The third round of quantitative easing ended last fall. And all of this year, the markets have been chattering about an expected announcement that the Fed will finally - after nine years - raise short-term interest rates in September, by a modest 0.25 percentage points. Yes, it would be a little painful to start having to pay a little more for short-term borrowing and, yes, the net worth of Wall Street billionaires might increase at a slightly lower rate, but it looks as if the moment is at hand to end the morphine drip. The case for raising rates is straightforward: Like any commodity, the price of borrowing money - interest rates - should be determined by supply and demand, not by manipulation by a market behemoth. Essentially, the clever Q.E. program caused a widespread mispricing of risk, deluding investors into underestimating the risk of various financial assets they were buying.
Sadly, the Fed, under Mr. Bernanke's successor, Janet L. Yellen, seems to be caving. The worsening economic news from China, combined with uncertainty about the Fed's plans, contributed to the recent sharp declines in stock markets around the world.

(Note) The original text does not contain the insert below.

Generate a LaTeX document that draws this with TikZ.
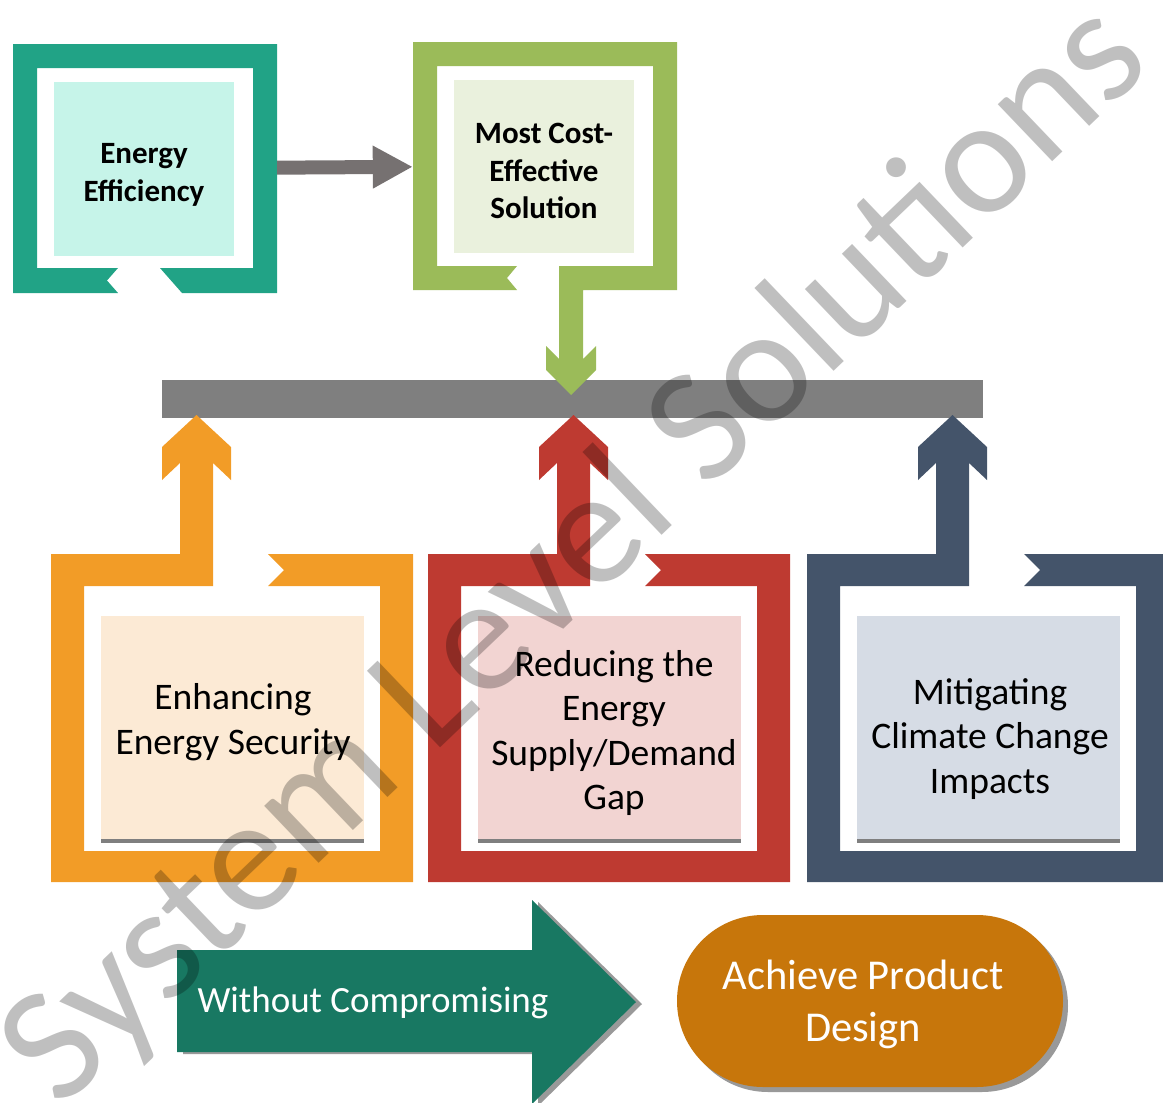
\documentclass[tikz,border=0pt]{standalone}
\usepackage{fontspec}
\setmainfont{Carlito}
\usepackage{tikz}
\usetikzlibrary{arrows.meta}
\usetikzlibrary{shadows}
\usetikzlibrary{calc}

\definecolor{EffTeal}{HTML}{21A386}
\definecolor{EffFill}{HTML}{C6F4E9}
\definecolor{CostGreen}{HTML}{9BBB59}
\definecolor{CostFill}{HTML}{EAF1DD}
\definecolor{LinkGray}{HTML}{767171}
\definecolor{BarGray}{HTML}{7F7F7F}
\definecolor{SecOrange}{HTML}{F29C27}
\definecolor{SecFill}{HTML}{FCEAD5}
\definecolor{GapRed}{HTML}{BE3A31}
\definecolor{GapFill}{HTML}{F2D4D2}
\definecolor{ClimBlue}{HTML}{44546A}
\definecolor{ClimFill}{HTML}{D6DCE5}
\definecolor{WayGreen}{HTML}{187862}
\definecolor{DesignOchre}{HTML}{C7760B}

\begin{document}
\begin{tikzpicture}[x=1pt,y=-1pt,line join=miter,
  toptext/.style={font=\bfseries\fontsize{31}{37.5}\selectfont,align=center},
  lowtext/.style={font=\fontsize{37.5}{44.5}\selectfont,align=center},
  framebox/.style={minimum width=264pt,minimum height=249pt,inner sep=0pt}]
\useasboundingbox (0,0) rectangle (1163,1103);
\fill[BarGray] (162,380) rectangle (983,418);
\foreach \x/\c/\f in {51/SecOrange/SecFill,428/GapRed/GapFill,807/ClimBlue/ClimFill}
{
\fill[\c,shift={(\x,0)}] (217,554) -- (362,554) -- (362,882) -- (0,882) -- (0,554) -- (129,554) -- (129,463) -- (111,480) -- (111,447) -- (145.5,415) -- (180,447) -- (180,480) -- (162,463) -- (162,586) -- (33,586) -- (33,851) -- (329,851) -- (329,586) -- (217,586) -- (233,570) -- cycle;
\fill[\f,shift={(\x,0)}] (50,616) rectangle (313,840);
\fill[BarGray,shift={(\x,0)}] (50,839) rectangle (313,843);
}
\node[lowtext] (security) at (233,722) {Enhancing\\Energy Security};
\node[lowtext] (supply) at (614,733) {Reducing the\\Energy\\Supply/Demand\\Gap};
\node[lowtext] (climate) at (990,739) {Mitigating\\Climate Change\\Impacts};
\fill[EffTeal] (118,293) -- (13,293) -- (13,44) -- (277,44) -- (277,293) -- (182,293) -- (160,268) -- (253,268) -- (253,68) -- (37,68) -- (37,268) -- (118,268) -- (107,280.5) -- cycle;
\fill[EffFill] (54,82) rectangle (234,256);
\node[toptext] (eff) at (144,175) {Energy\\Efficiency};
\fill[CostGreen] (517,290) -- (413,290) -- (413,42) -- (677,42) -- (677,290) -- (583,290) -- (583,359) -- (596,346) -- (596,370) -- (571,395) -- (546,370) -- (546,346) -- (559,359) -- (559,266) -- (653,266) -- (653,66) -- (437,66) -- (437,266) -- (517,266) -- (507,278) -- cycle;
\fill[CostFill] (454,80) rectangle (634,253);
\node[toptext] (cost) at (544,171) {Most Cost-\\Effective\\Solution};
\node[framebox] (effframe) at (145,168.5) {};
\node[framebox] (costframe) at (545,166) {};
\draw[LinkGray,line width=14pt,-{Triangle[length=40pt,width=40pt]}] (effframe) -- (costframe);
\fill[black!40,shift={(6,2)}] (177,950) -- (532,950) -- (532,900) -- (636,1002) -- (532,1104) -- (532,1052) -- (177,1052) -- cycle;
\fill[WayGreen] (177,950) -- (532,950) -- (532,900) -- (636,1002) -- (532,1104) -- (532,1052) -- (177,1052) -- cycle;
\node[font=\fontsize{37}{44}\selectfont,text=white] (without) at (373,1003) {Without Compromising};
\node[fill=DesignOchre,rounded corners=86pt,minimum width=386pt,minimum height=172pt,
  drop shadow={shadow xshift=5pt,shadow yshift=-5pt,fill=black!40,opacity=1}] (design) at (870,1001) {};
\node[text=white,font=\fontsize{42.5}{52}\selectfont,align=center] (designtext) at (863,1004) {Achieve Product\\Design};
\node[rotate=43.7,text=black,text opacity=0.25,font=\fontsize{165}{165}\selectfont] (mark) at (577,556) {System Level Solutions};
\end{tikzpicture}
\end{document}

All too predictably, the powerful advocates of the Fed's zero-interest-rate policy have raced to its defense. Under the headline "The Fed looks set to make a dangerous mistake," Lawrence H. Summers, the former Harvard president and Treasury secretary, wrote in The Financial Times, "At this moment of fragility, raising rates risks tipping some part of the financial system into crisis, with unpredictable and dangerous results." He then tweeted, "It is far from clear that the next Fed move will be a tightening" (a raising of rates). Around then came a leaked note to clients from Ray Dalio, founder of Bridgewater Associates, one of the world's largest hedge funds, agreeing with Mr. Summers's assessment. He warned that the Fed might be so wedded to its "highly advertised tightening path that it will be difficult for them to change to a significantly easier path if that should be required."